The negotiations led to the Moncloa Pact, which the Communist Party championed and the Socialist Party agreed to. Its aim was to break up a mass political strike movement in the working class and reduce inflationary wage demands to defend big business. This was in return for social welfare reforms. But four years after the pact none of the welfare reforms had been implemented.

After the 1982 elections the PSOE came to power under the leadership of Felipe Gonzales. After Franco’s death relatives of the disappeared began a campaign for the opening of the graves and even started opening some of them. However, the PSOE opposed this demand throughout its 14 years in power. The Gonzales government used the attempted military coup of 1981, where a few army men took over Congress at gunpoint, to argue that such moves would revive “the brutal passions of the civil war.”

One of the association’s spokesmen explained the refusal of both right and left parties to dig up the mass graves as “one of the most shameful chapters in the transition to democracy.”

Manuel Garcia, the nephew of Lorca who was four years old in 1936, was elected a PSOE parliamentary deputy in 1977. In an article earlier this year on the History News Network he explained what the new found interest of the PSOE was in the mass graves—to once again seek to buttress the authority of the Spanish state:

“Maybe seen from today’s perspective, we did make a mistake and we should have dug a little deeper so that the foundations of our new regime would be much more solid than they are.”

In a conciliatory move to placate the right-wing establishment, the association has offered its services to uncover alleged mass graves of fascist victims of the Republican government, which they know do not exist.
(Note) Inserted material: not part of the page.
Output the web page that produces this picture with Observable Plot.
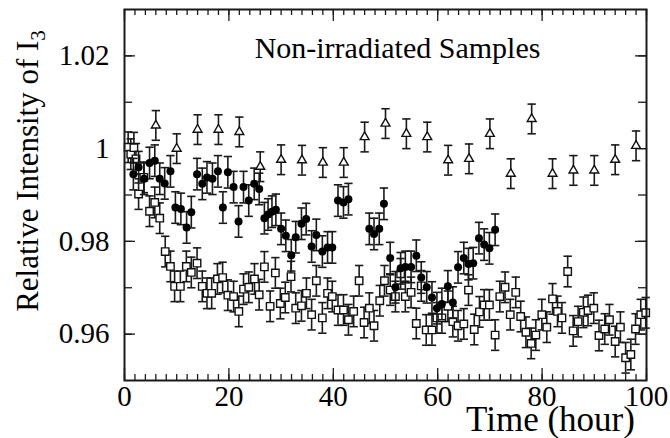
<!DOCTYPE html>
<html>
<head>
<meta charset="utf-8">
<script src="https://cdn.jsdelivr.net/npm/d3@7"></script>
<script src="https://cdn.jsdelivr.net/npm/@observablehq/plot@0.6"></script>
<style>
  html, body { margin: 0; padding: 0; background: #fff; }
  #chart svg { display: block; }
</style>
</head>
<body>
<div id="chart"></div>
<script>
// ---- data ----
const triT = [6, 10, 14, 18, 22, 26, 30, 34, 38, 42, 46, 50, 54, 58, 62, 66, 70, 74, 78, 82, 86, 90, 94, 98];
const triV = [1.005, 1.000, 1.0041, 1.0041, 1.0036, 0.9961, 0.9976, 0.9975, 0.997, 0.997, 1.0025, 1.0054, 1.0032, 1.0025, 0.9975, 0.9978, 1.0032, 0.9946, 1.0064, 0.9946, 0.9953, 0.9953, 0.9976, 1.0006];

const circT = [1.7, 2.7, 3.75, 4.8, 5.8, 6.75, 7.7, 8.8, 9.75, 10.8, 11.9, 12.8, 13.9, 14.9, 15.8, 16.85, 17.9, 18.85, 19.8, 20.9, 21.85, 22.8, 23.8, 24.85, 25.8, 26.8, 27.5, 28.25, 29, 30, 30.9, 31.95, 32.8, 33.9, 34.8, 35.85, 36.75, 37.9, 38.9, 39.8, 40.9, 41.95, 42.9, 46.9, 47.8, 48.8, 49.7, 50.9, 51.9, 52.9, 53.8, 54.9, 55.9, 56.85, 57.9, 58.9, 59.85, 60.8, 61.95, 62.9, 63.9, 65, 65.9, 66.8, 67.9, 68.9, 69.9, 71];
const circV = [0.9945, 0.996, 0.9935, 0.9969, 0.9974, 0.9935, 0.9925, 0.9951, 0.9873, 0.987, 0.983, 0.9863, 0.9945, 0.9924, 0.9938, 0.9935, 0.9951, 0.9873, 0.9949, 0.9917, 0.9843, 0.9917, 0.9888, 0.9924, 0.9913, 0.985, 0.9858, 0.9864, 0.9868, 0.9827, 0.9812, 0.977, 0.9809, 0.9838, 0.9848, 0.9789, 0.9814, 0.9778, 0.9787, 0.9787, 0.9888, 0.9884, 0.9891, 0.9827, 0.9816, 0.9827, 0.9881, 0.9764, 0.9701, 0.9742, 0.9745, 0.9745, 0.9769, 0.9722, 0.9701, 0.9679, 0.9656, 0.9665, 0.9703, 0.9668, 0.9744, 0.9764, 0.9751, 0.9753, 0.9807, 0.9793, 0.9785, 0.9825];

const sqT = [0.7, 1.2, 1.8, 2.2, 2.7, 3.7, 4.8, 5.8, 6.75, 7.8, 8.8, 9.6, 10.7, 11.85, 12.8, 13.9, 14.9, 15.8, 16.7, 17.8, 18.8, 19.8, 20.9, 21.9, 22.8, 23.8, 24.9, 25.8, 26.8, 27.9, 28.9, 29.85, 30.8, 31.9, 32.8, 33.9, 34.85, 35.85, 36.75, 37.9, 38.9, 39.8, 40.9, 41.95, 42.9, 43.9, 44.95, 45.9, 46.9, 47.8, 48.9, 49.8, 50.9, 51.9, 52.9, 53.8, 54.9, 55.9, 56.85, 57.8, 58.9, 59.85, 60.8, 61.95, 62.9, 63.9, 65, 65.9, 67, 68, 68.9, 69.9, 71, 71.9, 72.9, 73.9, 74.95, 75.9, 76.9, 77.9, 78.8, 79.95, 80.9, 82, 82.95, 83.8, 84.9, 85.95, 86.9, 87.9, 88.8, 89.9, 90.9, 92, 92.9, 94, 95, 96, 97, 97.9, 98.9, 99.85];
const sqV = [1.0003, 0.9988, 1.0002, 0.9978, 0.9902, 0.9938, 0.9865, 0.9884, 0.985, 0.9778, 0.9746, 0.9703, 0.9703, 0.9746, 0.9733, 0.9753, 0.9703, 0.9688, 0.9688, 0.9719, 0.9722, 0.9684, 0.9681, 0.9649, 0.9697, 0.9701, 0.9719, 0.9685, 0.9745, 0.966, 0.9732, 0.9666, 0.9679, 0.9724, 0.9656, 0.9661, 0.9688, 0.9642, 0.9715, 0.9635, 0.9688, 0.9681, 0.9652, 0.9652, 0.9631, 0.9649, 0.9715, 0.9625, 0.9656, 0.9618, 0.9672, 0.9715, 0.9695, 0.9681, 0.973, 0.9681, 0.969, 0.9623, 0.9704, 0.9609, 0.9609, 0.9635, 0.9635, 0.966, 0.9627, 0.9618, 0.9622, 0.9695, 0.961, 0.9648, 0.9663, 0.9663, 0.9598, 0.9681, 0.9701, 0.9642, 0.969, 0.9638, 0.9604, 0.958, 0.9598, 0.9642, 0.9615, 0.9676, 0.9649, 0.9635, 0.9735, 0.9607, 0.9627, 0.9647, 0.9651, 0.9656, 0.9597, 0.9611, 0.9631, 0.9584, 0.9615, 0.9549, 0.9556, 0.9611, 0.9642, 0.9646];

const errTri = 0.0032;
const errCirc = 0.0034;
const errSq = 0.0033;

const xTickValues = [0, 20, 40, 60, 80, 100];
const xTickLabels = ["0", "20", "40", "60", "80", "100"];
const yTickValues = [0.96, 0.98, 1.00, 1.02];
const yTickLabels = ["0.96", "0.98", "1", "1.02"];
const xMinorTicks = d3.range(0, 101, 2);
const yMinorTicks = [0.96, 0.97, 0.98, 0.99, 1.00, 1.01, 1.02];

const titleText = "Non-irradiated Samples";
const xTitle = "Time (hour)";
const yTitle = "Relative Intensity of I";
const ySub = "3";

// ---- build tables ----
const tri = triT.map((t, i) => ({t, v: triV[i], e: errTri}));
const circ = circT.map((t, i) => ({t, v: circV[i], e: errCirc}));
const sq = sqT.map((t, i) => ({t, v: sqV[i], e: errSq}));

const W = 670, H = 438;
const mL = 124, mR = 24, mT = 9, mB = 58;
const pw = W - mL - mR, ph = H - mT - mB;
const capHalf = 0.8; // hours
const FONT = "'Liberation Serif', 'Times New Roman', serif";
const INK = "#1a1a1a";

function errMarks(data) {
  return [
    Plot.ruleX(data, {x: "t", y1: d => d.v - d.e, y2: d => d.v + d.e, stroke: INK, strokeWidth: 1.6}),
    Plot.link(data, {x1: d => d.t - capHalf, x2: d => d.t + capHalf, y1: d => d.v + d.e, y2: d => d.v + d.e, stroke: INK, strokeWidth: 1.6}),
    Plot.link(data, {x1: d => d.t - capHalf, x2: d => d.t + capHalf, y1: d => d.v - d.e, y2: d => d.v - d.e, stroke: INK, strokeWidth: 1.6})
  ];
}

const chart = Plot.plot({
  width: W,
  height: H,
  marginLeft: mL,
  marginRight: mR,
  marginTop: mT,
  marginBottom: mB,
  style: {fontFamily: FONT, background: "#fff", color: "#000"},
  x: {domain: [0, 100], label: null},
  y: {domain: [0.95, 1.03], label: null},
  marks: [
    // inward ticks
    Plot.tickX(xMinorTicks, {x: d => d, stroke: INK, strokeWidth: 1.3, insetTop: ph - 6}),
    Plot.tickX(xTickValues, {x: d => d, stroke: INK, strokeWidth: 1.3, insetTop: ph - 12}),
    Plot.tickX(xMinorTicks, {x: d => d, stroke: INK, strokeWidth: 1.3, insetBottom: ph - 6}),
    Plot.tickX(xTickValues, {x: d => d, stroke: INK, strokeWidth: 1.3, insetBottom: ph - 12}),
    Plot.tickY(yMinorTicks, {y: d => d, stroke: INK, strokeWidth: 1.3, insetRight: pw - 8}),
    Plot.tickY(yTickValues, {y: d => d, stroke: INK, strokeWidth: 1.3, insetRight: pw - 11}),
    Plot.tickY(yMinorTicks, {y: d => d, stroke: INK, strokeWidth: 1.3, insetLeft: pw - 8}),
    Plot.tickY(yTickValues, {y: d => d, stroke: INK, strokeWidth: 1.3, insetLeft: pw - 11}),
    // squares
    ...errMarks(sq),
    Plot.dot(sq, {x: "t", y: "v", symbol: "square", r: 4.2, fill: "#fff", stroke: "#111", strokeWidth: 1.4}),
    // circles
    ...errMarks(circ),
    Plot.dot(circ, {x: "t", y: "v", symbol: "circle", r: 4, fill: "#000", stroke: "none"}),
    // triangles
    ...errMarks(tri),
    Plot.dot(tri, {x: "t", y: "v", symbol: "triangle", r: 3.3, fill: "#fff", stroke: "#111", strokeWidth: 1.4}),
    Plot.frame({stroke: INK, strokeWidth: 2}),
    // axes labels
    Plot.axisX(xTickValues, {anchor: "bottom", tickSize: 0, tickPadding: 5, fontSize: 29, tickFormat: (d, i) => xTickLabels[i], fill: "#000"}),
    Plot.axisY(yTickValues, {anchor: "left", tickSize: 0, tickPadding: 15, fontSize: 29, tickFormat: (d, i) => yTickLabels[i], fill: "#000"}),
    Plot.text([titleText], {frameAnchor: "top", textAnchor: "middle", lineAnchor: "middle", dx: 12, dy: 39, text: d => d, fontSize: 30, fill: "#000"}),
    Plot.text([xTitle], {frameAnchor: "bottom", textAnchor: "middle", lineAnchor: "middle", dx: 165, dy: 39, text: d => d, fontSize: 35, fill: "#000"}),
    Plot.text([yTitle], {frameAnchor: "left", textAnchor: "middle", lineAnchor: "middle", dx: -96, dy: -24, rotate: -90, text: d => d, fontSize: 31, fill: "#000", className: "ytitle"})
  ]
});

// add subscript to the y title
const yt = d3.select(chart).select("g.ytitle text");
if (!yt.empty()) {
  yt.append("tspan").attr("dy", "0.3em").attr("font-size", "21").text(ySub);
}

document.getElementById("chart").appendChild(chart);
</script>
</body>
</html>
Not surprisingly no such claims have been registered with the Association. It is a dangerous attempt to put a false equal sign between fascist and Republican violence. Historians have categorically shown that fascist violence was planned and coordinated mass murder, whereas Republican violence toward fascists took the form of small-scale spontaneous outbursts of revenge by the population. But the association is led by forces that want to see the political experiences of the civil war interpreted as an effort to “heal wounds” and consolidate “democracy.”

Leading individuals within the Association for the Recovery of Historical Memory are calling for an “Independent Truth Commission” similar to the Truth and Reconciliation Commission organised by the African National Congress (ANC) in South Africa after it had taken power. The ANC’s commission had a number of purposes—to absolve from prosecution those responsible for mass murder, to defend the big business financiers of Apartheid, and to prevent a revolutionary social upheaval in the working class threatening the African bourgeoisie. Such a truth commission in Spain would have similar aims.